Metropolitan News-Enterprise

 

Monday, September 8, 2008

 

Page 1

 

Court Holds Board Member’s Suit Against School District a SLAPP

 

By KENNETH OFGANG, Staff Writer

 

A suit by a school board member against his district, claiming it violated his civil rights by censuring him and editing his comments out of a tape it prepared for cable television, was properly stricken under the anti-SLAPP law, the Fourth District Court of Appeal ruled yesterday.

Div. Three Thursday affirmed Orange Superior Court Judge Clay M. Smith’s order rejecting the suit by the open-government group Californians Aware and Orange Unified School District board member Steve Rocco. Justice William Bedsworth wrote for the court in an unpublished opinion.

Rocco, who filed a pleading seeking mandamus, injunctive, and declaratory relief, has been described in news reports as “colorful,” “controversial,” and “eccentric.” He is known for attending meetings dressed in all black, including a knit cap, and for refusing to attend closed sessions.

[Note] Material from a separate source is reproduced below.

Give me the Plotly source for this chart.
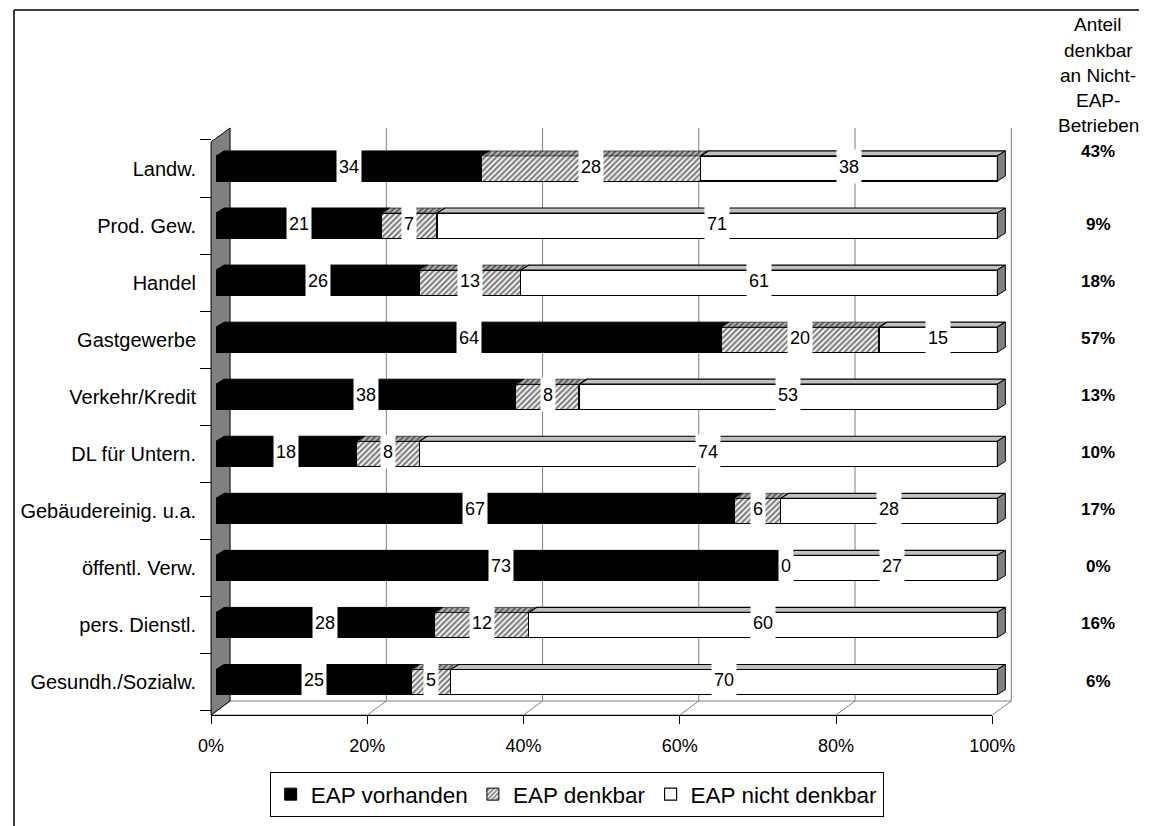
import plotly.graph_objects as go

# ---------------------------------------------------------------------------
# Data
# ---------------------------------------------------------------------------
categories = ["Landw.", "Prod. Gew.", "Handel", "Gastgewerbe", "Verkehr/Kredit",
              "DL für Untern.", "Gebäudereinig. u.a.", "öffentl. Verw.",
              "pers. Dienstl.", "Gesundh./Sozialw."]
eap_vorhanden = [34, 21, 26, 64, 38, 18, 67, 73, 28, 25]
eap_denkbar = [28, 7, 13, 20, 8, 8, 6, 0, 12, 5]
eap_nicht_denkbar = [38, 71, 61, 15, 53, 74, 28, 27, 60, 70]
anteil_denkbar = [43, 9, 18, 57, 13, 10, 17, 0, 16, 6]
header_lines = ["Anteil", "denkbar", "an Nicht-", "EAP-", "Betrieben"]
x_ticks = [0, 20, 40, 60, 80, 100]
series_names = ["EAP vorhanden", "EAP denkbar", "EAP nicht denkbar"]

# ---------------------------------------------------------------------------
# Page geometry (pixels) for the pseudo-3D frame
# ---------------------------------------------------------------------------
W, H = 1162, 826
FONT = "Liberation Sans, Arial, sans-serif"

FRONT_L, FRONT_R = 204.4, 1010.6  # front edge of the floor: 0 % .. 100 %
FLOOR_Y = 715                     # front edge of the floor
WALL_TOP = 142                    # top of the left wall, front edge
DEPTH_X, DEPTH_Y = 19.6, -14      # offset from front plane to back wall
BAR_SHIFT = 5.2                   # bars sit slightly behind the front plane
BAR_DX, BAR_DY = 8.3, 5           # depth of each bar (right / up)
ROW0, ROW_STEP = 168.5, 57.06     # centre of first bar face, row pitch
BAR_W = 0.44                      # bar thickness in row units
SIDE_X = 1120                     # centre of the share column
LEGEND_X = 581.7                  # centre of the legend box
FRAME_X = 1                       # left edge of the outer frame

PX_PER_PCT = (FRONT_R - FRONT_L) / 100.0
X_LO, X_HI = -1.0, 103.0          # bar axis range (room for side faces)
Y_TOP, Y_BOT = -1.0, 10.0         # reversed row axis


def fx(px):
    return px / W


def fy(py):
    return 1 - py / H


n = len(categories)
rows = list(range(n))

# cumulative (normalised to 100 %) segment boundaries for the 3D faces
bounds = []
for v, d, nd in zip(eap_vorhanden, eap_denkbar, eap_nicht_denkbar):
    tot = v + d + nd
    b1 = v / tot * 100
    b2 = (v + d) / tot * 100
    bounds.append((0.0, b1, b2, 100.0))

ddx = BAR_DX / PX_PER_PCT
ddy = BAR_DY / ROW_STEP

fig = go.Figure()

# front faces of the stacked bars
fills = [
    dict(color="black", line=dict(color="black", width=1)),
    dict(color="white", line=dict(color="black", width=1),
         pattern=dict(shape="/", fgcolor="black", bgcolor="white",
                      size=4, solidity=0.55)),
    dict(color="white", line=dict(color="black", width=1.2)),
]
for name, vals, mk in zip(series_names,
                          [eap_vorhanden, eap_denkbar, eap_nicht_denkbar], fills):
    fig.add_trace(go.Bar(
        name=name, y=rows, x=vals, orientation="h", width=BAR_W,
        marker=mk, hoverinfo="skip",
    ))


def top_faces(k):
    xs, ys = [], []
    for i, b in enumerate(bounds):
        a, c = b[k], b[k + 1]
        if c - a <= 0:
            continue
        yt = i - BAR_W / 2
        xs += [a, c, c + ddx, a + ddx, a, None]
        ys += [yt, yt, yt - ddy, yt - ddy, yt, None]
    return xs, ys


face_styles = [
    dict(fillcolor="black", line=dict(color="black", width=1)),
    dict(fillcolor="#c0c0c0", line=dict(color="black", width=0.6),
         fillpattern=dict(shape="/", fgcolor="black", bgcolor="#c0c0c0",
                          size=4, solidity=0.55)),
    dict(fillcolor="#c0c0c0", line=dict(color="black", width=1.2)),
]
for k, st in enumerate(face_styles):
    xs, ys = top_faces(k)
    fig.add_trace(go.Scatter(x=xs, y=ys, mode="lines", fill="toself",
                             showlegend=False, hoverinfo="skip", **st))

# right-hand end faces
sx, sy = [], []
for i, b in enumerate(bounds):
    yt, yb = i - BAR_W / 2, i + BAR_W / 2
    e = b[3]
    sx += [e, e + ddx, e + ddx, e, e, None]
    sy += [yt, yt - ddy, yb - ddy, yb, yt, None]
fig.add_trace(go.Scatter(x=sx, y=sy, mode="lines", fill="toself",
                         fillcolor="#808080", line=dict(color="black", width=1),
                         showlegend=False, hoverinfo="skip"))

# invisible trace that carries the front percentage axis
fig.add_trace(go.Scatter(x=[0, 100], y=[0, 0], xaxis="x2", yaxis="y",
                         mode="markers", marker=dict(opacity=0),
                         showlegend=False, hoverinfo="skip"))

# value labels in white boxes
annotations = []
for i, b in enumerate(bounds):
    vals = [eap_vorhanden[i], eap_denkbar[i], eap_nicht_denkbar[i]]
    for k in range(3):
        annotations.append(dict(
            x=(b[k] + b[k + 1]) / 2, y=i, xref="x", yref="y",
            text=str(vals[k]), showarrow=False, bgcolor="white",
            borderpad=2, height=29, yshift=2.5,
            font=dict(family=FONT, size=18, color="black"),
        ))

# column of shares on the right
for k, line in enumerate(header_lines):
    annotations.append(dict(
        x=fx(SIDE_X), y=fy(25 + 25.2 * k), xref="paper", yref="paper",
        text=line, showarrow=False, xanchor="center", yanchor="middle",
        font=dict(family=FONT, size=19, color="black"),
    ))
annotations.append(dict(
    x=fx(SIDE_X), y=fy(151), xref="paper", yref="paper",
    text=f"<b>{anteil_denkbar[0]}%</b>", showarrow=False,
    xanchor="center", yanchor="middle",
    font=dict(family=FONT, size=17, color="black"),
))
for i in range(1, n):
    annotations.append(dict(
        x=fx(SIDE_X), y=i, xref="paper", yref="y",
        text=f"<b>{anteil_denkbar[i]}%</b>", showarrow=False,
        xanchor="center", yanchor="middle", yshift=1,
        font=dict(family=FONT, size=17, color="black"),
    ))

# walls, floor and frame
shapes = []
back_l = FRONT_L + DEPTH_X
back_r = FRONT_R + DEPTH_X
back_floor = FLOOR_Y + DEPTH_Y
back_top = WALL_TOP + DEPTH_Y

shapes.append(dict(
    type="path", xref="paper", yref="paper", layer="below",
    path=(f"M {fx(FRONT_L)},{fy(FLOOR_Y)} L {fx(FRONT_R)},{fy(FLOOR_Y)} "
          f"L {fx(back_r)},{fy(back_floor)} L {fx(back_l)},{fy(back_floor)} Z"),
    fillcolor="white", line=dict(color="#808080", width=1),
))
for t in x_ticks[1:-1]:
    xf = FRONT_L + t * PX_PER_PCT
    xb = back_l + t * PX_PER_PCT
    shapes.append(dict(type="line", xref="paper", yref="paper", layer="below",
                       x0=fx(xf), y0=fy(FLOOR_Y), x1=fx(xb), y1=fy(back_floor),
                       line=dict(color="#808080", width=1)))
for t in x_ticks[1:]:
    xb = back_l + t * PX_PER_PCT
    shapes.append(dict(type="line", xref="paper", yref="paper", layer="below",
                       x0=fx(xb), y0=fy(back_top), x1=fx(xb), y1=fy(back_floor),
                       line=dict(color="#808080", width=1)))
shapes.append(dict(
    type="path", xref="paper", yref="paper", layer="below",
    path=(f"M {fx(FRONT_L)},{fy(WALL_TOP)} L {fx(back_l)},{fy(back_top)} "
          f"L {fx(back_l)},{fy(back_floor)} L {fx(FRONT_L)},{fy(FLOOR_Y)} Z"),
    fillcolor="#808080", line=dict(color="black", width=1),
))
# outer frame (top and left edge visible)
shapes.append(dict(type="line", xref="paper", yref="paper",
                   x0=fx(FRAME_X), y0=fy(10), x1=1, y1=fy(10),
                   line=dict(color="black", width=1.5)))
shapes.append(dict(type="line", xref="paper", yref="paper",
                   x0=fx(FRAME_X), y0=fy(10), x1=fx(FRAME_X), y1=0,
                   line=dict(color="black", width=1.5)))

bar_l = FRONT_L + BAR_SHIFT
y_dom = [fy(ROW0 + ROW_STEP * Y_BOT), fy(ROW0 + ROW_STEP * Y_TOP)]

fig.update_layout(
    width=W, height=H,
    margin=dict(l=0, r=0, t=0, b=0),
    paper_bgcolor="white", plot_bgcolor="rgba(0,0,0,0)",
    barmode="stack", barnorm="percent",
    hovermode=False,
    font=dict(family=FONT, color="black"),
    xaxis=dict(
        domain=[fx(bar_l + X_LO * PX_PER_PCT), fx(bar_l + X_HI * PX_PER_PCT)],
        range=[X_LO, X_HI], visible=False, fixedrange=True,
    ),
    xaxis2=dict(
        domain=[fx(FRONT_L), fx(FRONT_R)], range=[0, 100],
        anchor="free", position=fy(FLOOR_Y),
        tickmode="array", tickvals=x_ticks,
        ticktext=[f"{t}%" for t in x_ticks],
        ticks="outside", ticklen=8, tickcolor="black",
        showline=True, linecolor="black", linewidth=1,
        showgrid=False, zeroline=False,
        tickfont=dict(family=FONT, size=18, color="black"),
        ticklabelstandoff=6,
    ),
    yaxis=dict(
        domain=y_dom, range=[Y_BOT, Y_TOP],
        anchor="free", position=fx(FRONT_L),
        tickmode="array", tickvals=rows, ticktext=categories,
        ticks="outside", ticklen=11, tickcolor="rgba(0,0,0,0)",
        minor=dict(tickmode="array",
                   tickvals=[r - 0.5 for r in rows] + [n - 0.5],
                   ticks="outside", ticklen=11, tickcolor="black",
                   showgrid=False),
        showline=False, showgrid=False, zeroline=False,
        tickfont=dict(family=FONT, size=20, color="black"),
    ),
    legend=dict(
        orientation="h", x=fx(LEGEND_X), y=fy(772),
        xanchor="center", yanchor="top",
        bordercolor="black", borderwidth=1, bgcolor="white",
        itemwidth=30, font=dict(family=FONT, size=22.5, color="black"),
        traceorder="normal", itemclick=False, itemdoubleclick=False,
    ),
    shapes=shapes,
    annotations=annotations,
)

fig.write_html("out.html")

His election drew international publicity because he did not campaign, respond to news media inquiries, or engage in any apparent activity associated with the election beyond filing his papers. His victory was generally attributed to the fact that he ran as “School Teacher/Writer,” while his opponent, a local PTA president, ran as “Orange County Park Ranger.”

Boundaries Redrawn

Rocco, unable to run for re-election to the board because his colleagues redrew the boundaries of the “trustee area” he represents, excluding his residence, is now running for the Santa Ana City Council, on a pledge to fight “the Mexican Mafia,” their “Caucasian Puppetmasters,” and “Judicial Miscreants,” the Orange County Register recently reported.

His action against the district stemmed from a 2006 meeting at which—during the comment period at the end of the meeting—he discussed the decision, made earlier in a closed session, to hire a new principal for Villa Park High School. He said he would have voted to fire the old principal, not merely reassign him to a continuation school where the students would “be suffering with the results of what happened at Villa Park High School.”

He went on to complain about “nepotism and cronyism in the district,” much to the consternation of the other board members. When the board sent out tapes of the meeting for cable broadcast, a standard practice, the comments were missing.

The superintendent subsequently explained that the comments were edited out because they were defamatory. At the same meeting, the board scheduled an agenda item for a future session, calling for consideration of Rocco’s censure.

Censure Approved

At the later meeting, a resolution was approved, calling for censure on the ground that Rocco’s discussion of the principal’s reassignment invaded the principal’s privacy and violated the Ralph M. Brown Act because it involved a personnel matter that was heard in closed session.

In his action against the district, Rocco alleged that there was no Brown Act violation because discussion of personnel matters in closed session is merely permitted, not required; that his comments were protected by absolute privilege since they were part of an official proceeding, that his free speech rights under the state and federal constitutions, as well as the board’s bylaws, were violated.

Smith granted the district’s anti-SLAPP motion and awarded $37,000 in attorney fees.

Bedsworth said the trial judge was correct. The justice rejected the argument that the case falls under the “public interest” exception set out in Code of Civil Procedure Sec. 425.17(b). The provision renders the anti-SLAPP statute inapplicable to an action “brought solely in the public interest or for the benefit of the general public,” if certain conditions are met.

Bedsworth reasoned that the action was brought to benefit Rocco—whose “interest herein is inherently personal”—not the public. 

Free Speech Rights

Rocco cannot prevail in the action, he went on to explain, because the district enjoys the same free speech rights as Rocco. Under the board’s rules, Bedsworth elaborated, censure is an expression of the board’s opinion, not a punishment of dissent, and did not prevent Rocco from expressing his views.

Attorneys on appeal were Dennis A. Winston of Moskowitz, Brestoff, Winston & Blinderman for CalAware and Rocco, and Spencer E. Covert and Michael T. Travis of Parker & Covert for the district.

Amicus briefs were filed on behalf of the California First Amendment Coalition, siding with the plaintiffs, and the California School Boards Association and Educational Legal Alliance for the district. CFAC sought to argue that the anti-SLAPP statute cannot be applied to a Brown Act or First Amendment claim, but Bedsworth noted that the parties had not raised the issue in the trial court or their opening briefs, which, under California law, precludes amici from raising it.

The case is Californians Aware v. Orange Unified School District, G038499.